>> START INFORMATION SUPPLIED

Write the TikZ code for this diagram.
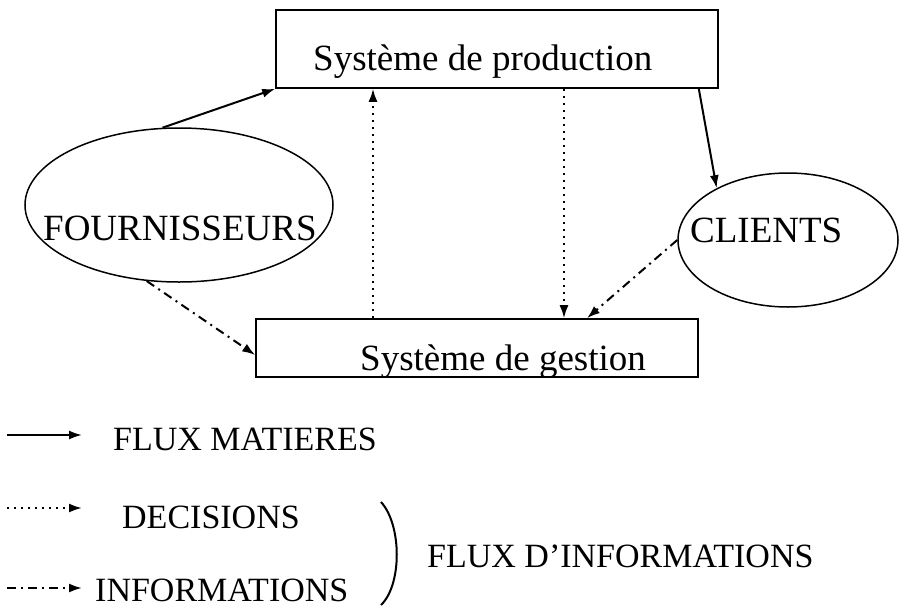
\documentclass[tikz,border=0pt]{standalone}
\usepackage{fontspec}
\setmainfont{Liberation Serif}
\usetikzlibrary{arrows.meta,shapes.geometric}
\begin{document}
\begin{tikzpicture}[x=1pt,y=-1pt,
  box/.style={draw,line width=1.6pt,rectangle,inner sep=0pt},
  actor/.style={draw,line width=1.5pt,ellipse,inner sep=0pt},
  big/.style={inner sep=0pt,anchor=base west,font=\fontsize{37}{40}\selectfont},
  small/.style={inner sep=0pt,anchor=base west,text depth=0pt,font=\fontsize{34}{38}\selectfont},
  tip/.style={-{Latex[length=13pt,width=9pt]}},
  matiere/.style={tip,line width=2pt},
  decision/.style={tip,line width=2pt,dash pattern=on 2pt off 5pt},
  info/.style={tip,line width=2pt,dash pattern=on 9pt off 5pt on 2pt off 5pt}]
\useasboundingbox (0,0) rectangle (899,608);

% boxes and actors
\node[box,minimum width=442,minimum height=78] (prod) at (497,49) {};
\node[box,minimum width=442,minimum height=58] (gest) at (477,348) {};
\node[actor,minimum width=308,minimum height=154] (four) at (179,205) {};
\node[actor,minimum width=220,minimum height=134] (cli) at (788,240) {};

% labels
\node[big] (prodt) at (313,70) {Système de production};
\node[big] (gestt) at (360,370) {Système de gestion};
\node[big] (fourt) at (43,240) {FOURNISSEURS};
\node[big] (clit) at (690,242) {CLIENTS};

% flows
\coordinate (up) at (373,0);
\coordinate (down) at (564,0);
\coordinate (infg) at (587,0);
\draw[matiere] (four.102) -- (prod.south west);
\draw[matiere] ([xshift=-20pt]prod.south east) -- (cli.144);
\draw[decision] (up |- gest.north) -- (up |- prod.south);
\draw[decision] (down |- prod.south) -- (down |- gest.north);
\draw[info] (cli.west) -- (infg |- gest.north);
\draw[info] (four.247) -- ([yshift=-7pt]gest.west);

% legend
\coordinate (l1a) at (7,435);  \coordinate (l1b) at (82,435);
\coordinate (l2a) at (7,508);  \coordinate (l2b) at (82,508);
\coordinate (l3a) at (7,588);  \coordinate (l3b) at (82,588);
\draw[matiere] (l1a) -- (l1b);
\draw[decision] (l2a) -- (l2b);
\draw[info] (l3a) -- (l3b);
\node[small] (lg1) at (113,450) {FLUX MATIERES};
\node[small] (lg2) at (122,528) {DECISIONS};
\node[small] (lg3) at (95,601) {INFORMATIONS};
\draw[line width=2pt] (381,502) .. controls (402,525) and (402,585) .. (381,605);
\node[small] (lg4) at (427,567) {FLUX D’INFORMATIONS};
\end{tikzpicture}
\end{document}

>> END INFORMATION SUPPLIED

#### [TASK BRIEF]
Reproduce the data verbatim. Do not carry any picture into the copy.

#### [SOLUTION TO THIS EXERCISE]
Write the TikZ code for this diagram.
\documentclass[tikz,border=0pt]{standalone}
\usepackage{fontspec}
\setmainfont{Liberation Serif}
\usetikzlibrary{arrows.meta,shapes.geometric}
\begin{document}
\begin{tikzpicture}[x=1pt,y=-1pt,
  box/.style={draw,line width=1.6pt,rectangle,inner sep=0pt},
  actor/.style={draw,line width=1.5pt,ellipse,inner sep=0pt},
  big/.style={inner sep=0pt,anchor=base west,font=\fontsize{37}{40}\selectfont},
  small/.style={inner sep=0pt,anchor=base west,text depth=0pt,font=\fontsize{34}{38}\selectfont},
  tip/.style={-{Latex[length=13pt,width=9pt]}},
  matiere/.style={tip,line width=2pt},
  decision/.style={tip,line width=2pt,dash pattern=on 2pt off 5pt},
  info/.style={tip,line width=2pt,dash pattern=on 9pt off 5pt on 2pt off 5pt}]
\useasboundingbox (0,0) rectangle (899,608);

% boxes and actors
\node[box,minimum width=442,minimum height=78] (prod) at (497,49) {};
\node[box,minimum width=442,minimum height=58] (gest) at (477,348) {};
\node[actor,minimum width=308,minimum height=154] (four) at (179,205) {};
\node[actor,minimum width=220,minimum height=134] (cli) at (788,240) {};

% labels
\node[big] (prodt) at (313,70) {Système de production};
\node[big] (gestt) at (360,370) {Système de gestion};
\node[big] (fourt) at (43,240) {FOURNISSEURS};
\node[big] (clit) at (690,242) {CLIENTS};

% flows
\coordinate (up) at (373,0);
\coordinate (down) at (564,0);
\coordinate (infg) at (587,0);
\draw[matiere] (four.102) -- (prod.south west);
\draw[matiere] ([xshift=-20pt]prod.south east) -- (cli.144);
\draw[decision] (up |- gest.north) -- (up |- prod.south);
\draw[decision] (down |- prod.south) -- (down |- gest.north);
\draw[info] (cli.west) -- (infg |- gest.north);
\draw[info] (four.247) -- ([yshift=-7pt]gest.west);

% legend
\coordinate (l1a) at (7,435);  \coordinate (l1b) at (82,435);
\coordinate (l2a) at (7,508);  \coordinate (l2b) at (82,508);
\coordinate (l3a) at (7,588);  \coordinate (l3b) at (82,588);
\draw[matiere] (l1a) -- (l1b);
\draw[decision] (l2a) -- (l2b);
\draw[info] (l3a) -- (l3b);
\node[small] (lg1) at (113,450) {FLUX MATIERES};
\node[small] (lg2) at (122,528) {DECISIONS};
\node[small] (lg3) at (95,601) {INFORMATIONS};
\draw[line width=2pt] (381,502) .. controls (402,525) and (402,585) .. (381,605);
\node[small] (lg4) at (427,567) {FLUX D’INFORMATIONS};
\end{tikzpicture}
\end{document}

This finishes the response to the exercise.